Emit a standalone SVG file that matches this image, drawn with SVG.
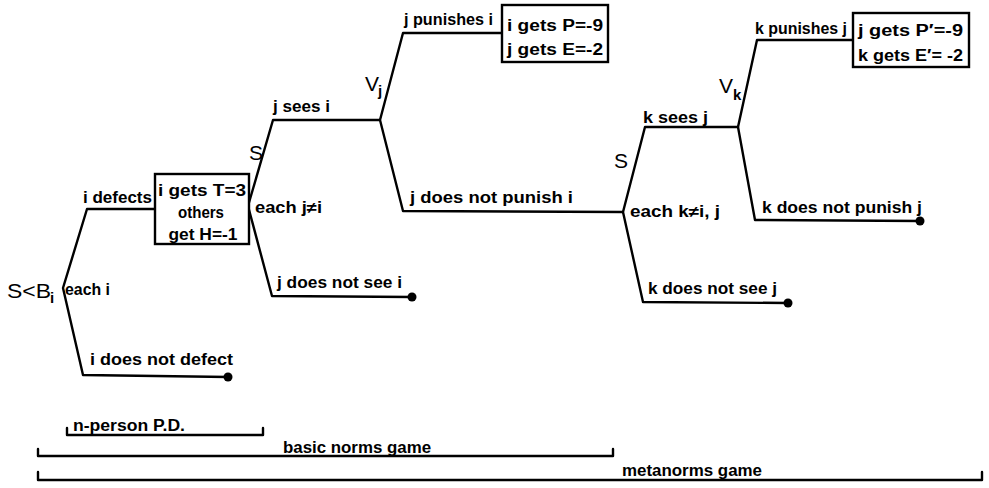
<svg xmlns="http://www.w3.org/2000/svg" width="989" height="488" viewBox="0 0 989 488">
<style>
.ln{fill:none;stroke:#000;stroke-width:2.4;stroke-linejoin:round;stroke-linecap:round}
.bx{fill:#fff;stroke:#000;stroke-width:2.4}
.t{font-family:"Liberation Sans",Arial,sans-serif;font-size:16px;fill:#000;font-weight:bold}
.tl{font-family:"Liberation Sans",Arial,sans-serif;font-size:17px;fill:#000;font-weight:bold}
.big{font-family:"Liberation Sans",Arial,sans-serif;font-size:21px;fill:#000}
.sub{font-family:"Liberation Sans",Arial,sans-serif;font-size:15px;fill:#000;font-weight:bold}
.c{text-anchor:middle}
.dot{fill:#000}
</style>
<rect width="989" height="488" fill="#fff"/>
<g id="connectors">
<path class="ln" d="M155,209 H87 L63,288 L83,375 L228,377"/>
<path class="ln" d="M380,120 H273 L248,206 L272,296 L412,297"/>
<path class="ln" d="M502,33 H403 L380,120 L403,211 L623,212"/>
<path class="ln" d="M738,127 H645 L623,212 L643,302 L788,303"/>
<path class="ln" d="M853,40 H757 L738,127 L755,220 L920,221"/>
</g>
<g id="node-root">
<text class="big" x="7" y="298" textLength="44" lengthAdjust="spacingAndGlyphs">S&lt;B</text>
<text class="sub" x="50" y="303">i</text>
<text class="t" x="65" y="295" font-size="15" textLength="45" lengthAdjust="spacingAndGlyphs">each i</text>
<text class="t" x="83" y="203" textLength="69" lengthAdjust="spacingAndGlyphs">i defects</text>
<text class="tl" x="90" y="365" textLength="143" lengthAdjust="spacingAndGlyphs">i does not defect</text>
</g>
<g id="box-defect">
<rect class="bx" x="155" y="174" width="94" height="70"/>
<text class="t" x="158" y="196" textLength="88" lengthAdjust="spacingAndGlyphs">i  gets T=3</text>
<text class="t c" x="201" y="218" textLength="46" lengthAdjust="spacingAndGlyphs">others</text>
<text class="t c" x="203" y="240" textLength="69" lengthAdjust="spacingAndGlyphs">get H=-1</text>
</g>
<g id="node-see">
<text class="big" x="249" y="160">S</text>
<text class="t" x="255" y="213" font-size="15" textLength="67" lengthAdjust="spacingAndGlyphs">each j≠i</text>
<text class="t" x="273" y="112" textLength="57" lengthAdjust="spacingAndGlyphs">j sees i</text>
<text class="tl" x="277" y="288" textLength="125" lengthAdjust="spacingAndGlyphs">j  does not see i</text>
</g>
<g id="node-punish">
<text class="big" x="365" y="91">V</text>
<text class="sub" x="378" y="96">j</text>
<text class="t" x="404" y="25" textLength="89" lengthAdjust="spacingAndGlyphs">j punishes i</text>
<text class="tl" x="410" y="203" textLength="163" lengthAdjust="spacingAndGlyphs">j  does not  punish i</text>
</g>
<g id="box-punish">
<rect class="bx" x="502" y="5" width="106" height="57"/>
<text class="t" x="507" y="31" textLength="96" lengthAdjust="spacingAndGlyphs">i gets P=-9</text>
<text class="t" x="507" y="55" textLength="96" lengthAdjust="spacingAndGlyphs">j gets E=-2</text>
</g>
<g id="node-meta-see">
<text class="big" x="614" y="168" font-size="18">S</text>
<text class="t" x="630" y="217" textLength="90" lengthAdjust="spacingAndGlyphs">each  k≠i, j</text>
<text class="t" x="643" y="123" textLength="65" lengthAdjust="spacingAndGlyphs">k sees  j</text>
<text class="tl" x="648" y="294" textLength="129" lengthAdjust="spacingAndGlyphs">k does not see j</text>
</g>
<g id="node-meta-punish">
<text class="big" x="719" y="93">V</text>
<text class="sub" x="733" y="100">k</text>
<text class="t" x="755" y="34" textLength="92" lengthAdjust="spacingAndGlyphs">k punishes j</text>
<text class="tl" x="762" y="213" textLength="160" lengthAdjust="spacingAndGlyphs">k does not punish j</text>
</g>
<g id="box-meta-punish">
<rect class="bx" x="853" y="13" width="116" height="54"/>
<text class="t" x="858" y="36" textLength="105" lengthAdjust="spacingAndGlyphs">j gets  P′=-9</text>
<text class="t" x="858" y="61" textLength="105" lengthAdjust="spacingAndGlyphs">k gets  E′= -2</text>
</g>
<g id="terminals">
<circle class="dot" cx="228" cy="377" r="4.5"/>
<circle class="dot" cx="412" cy="297" r="4.5"/>
<circle class="dot" cx="788" cy="303" r="4.5"/>
<circle class="dot" cx="920" cy="221" r="4.5"/>
</g>
<g id="brackets">
<path class="ln" d="M67,428 V435 H263 V428"/>
<text class="t" x="73" y="431" font-size="15" textLength="112" lengthAdjust="spacingAndGlyphs">n-person P.D.</text>
<path class="ln" d="M38,449 V456 H613 V449"/>
<text class="t" x="283" y="453" textLength="148" lengthAdjust="spacingAndGlyphs">basic  norms  game</text>
<path class="ln" d="M38,472 V480 H982 V472"/>
<text class="t" x="622" y="476" textLength="140" lengthAdjust="spacingAndGlyphs">metanorms  game</text>
</g>
</svg>
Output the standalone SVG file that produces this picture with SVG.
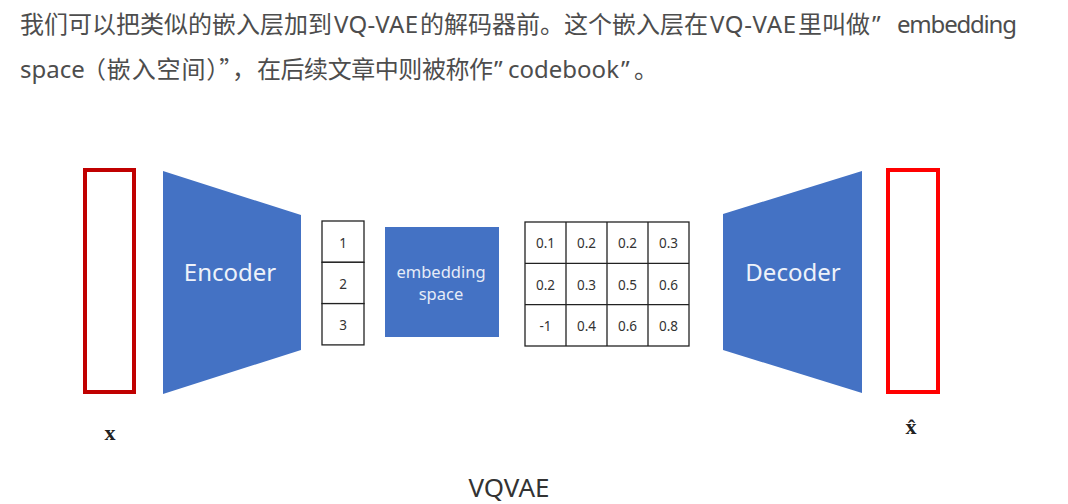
<svg xmlns="http://www.w3.org/2000/svg" width="1068" height="504" viewBox="0 0 1068 504">
<style>
.hdr{font-family:"Noto Sans","Noto Sans CJK SC",sans-serif;font-size:24px;fill:#4d4d4d}
.cjk{font-family:"Noto Sans CJK SC",sans-serif}
.blue{fill:#4472C4}
.big{font-family:"Noto Sans","Noto Sans CJK SC",sans-serif;font-size:24px;fill:#eef2fa;text-anchor:middle}
.emb{font-family:"Noto Sans",sans-serif;font-size:16.5px;fill:#e6ecf7;text-anchor:middle}
.cell{fill:#fff;stroke:#222;stroke-width:1.3}
.num{font-family:"Noto Sans",sans-serif;font-size:13.5px;fill:#333;text-anchor:middle}
.lbl{font-family:"Liberation Serif",serif;font-weight:bold;font-size:22px;fill:#222;text-anchor:middle}
.cap{font-family:"Noto Sans",sans-serif;font-size:26px;fill:#333;text-anchor:middle}
</style>
<rect width="1068" height="504" fill="#fff"/>
<g id="header">
<text class="hdr" y="33"><tspan class="cjk" x="20">我们可以把类似的嵌入层加到</tspan><tspan x="334" textLength="84" lengthAdjust="spacing">VQ-VAE</tspan><tspan class="cjk" x="420">的解码器前。这个嵌入层在</tspan><tspan x="710" textLength="86" lengthAdjust="spacing">VQ-VAE</tspan><tspan class="cjk" x="798">里叫做</tspan><tspan x="872">”</tspan><tspan x="897" textLength="120" lengthAdjust="spacing">embedding</tspan></text>
<text class="hdr" y="78"><tspan x="20">space</tspan><tspan class="cjk" x="82" textLength="174" lengthAdjust="spacing">（嵌入空间）”，</tspan><tspan class="cjk" x="257" textLength="236" lengthAdjust="spacing">在后续文章中则被称作</tspan><tspan x="494">”</tspan><tspan x="508">codebook</tspan><tspan x="621">”</tspan><tspan class="cjk" x="634">。</tspan></text>
</g>
<g id="input-x">
<rect x="85" y="170" width="49" height="222" fill="none" stroke="#C00000" stroke-width="4"/>
<text class="lbl" x="110" y="440">x</text>
</g>
<g id="encoder">
<polygon class="blue" points="163,171 301,215 301,350 163,394"/>
<text class="big" x="230" y="281">Encoder</text>
</g>
<g id="latent-vector">
<rect class="cell" x="322" y="221" width="42" height="41.3"/>
<rect class="cell" x="322" y="262.3" width="42" height="41.3"/>
<rect class="cell" x="322" y="303.6" width="42" height="41.3"/>
<text class="num" x="343" y="248">1</text>
<text class="num" x="343" y="289">2</text>
<text class="num" x="343" y="330">3</text>
</g>
<g id="embedding-space">
<rect class="blue" x="385" y="227" width="114" height="110"/>
<text class="emb" x="441" y="278">embedding</text>
<text class="emb" x="441" y="300">space</text>
</g>
<g id="codebook">
<rect class="cell" x="525" y="222" width="164" height="124"/>
<path d="M566 222V346M607 222V346M648 222V346M525 263.3H689M525 304.7H689" stroke="#222" stroke-width="1.3" fill="none"/>
<g class="num">
<text x="545.5" y="248">0.1</text><text x="586.5" y="248">0.2</text><text x="627.5" y="248">0.2</text><text x="668.5" y="248">0.3</text>
<text x="545.5" y="289.5">0.2</text><text x="586.5" y="289.5">0.3</text><text x="627.5" y="289.5">0.5</text><text x="668.5" y="289.5">0.6</text>
<text x="545.5" y="330.5">-1</text><text x="586.5" y="330.5">0.4</text><text x="627.5" y="330.5">0.6</text><text x="668.5" y="330.5">0.8</text>
</g>
</g>
<g id="decoder">
<polygon class="blue" points="723,214 862,171 862,393 723,350"/>
<text class="big" x="793" y="281">Decoder</text>
</g>
<g id="output-xhat">
<rect x="888" y="170" width="50" height="222" fill="none" stroke="#FF0000" stroke-width="4"/>
<text class="lbl" x="911" y="434">x&#x302;</text>
</g>
<g id="connectors"/>
<g id="caption">
<text class="cap" x="509" y="497">VQVAE</text>
</g>
</svg>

**INSTRUCTIONS FOR THE TASK**
Pick out each line containing the string "that" and copy it.

**ANSWER IN FULL**
Emit a standalone SVG file that matches this image, drawn with SVG.
Output the standalone SVG file that produces this picture with SVG.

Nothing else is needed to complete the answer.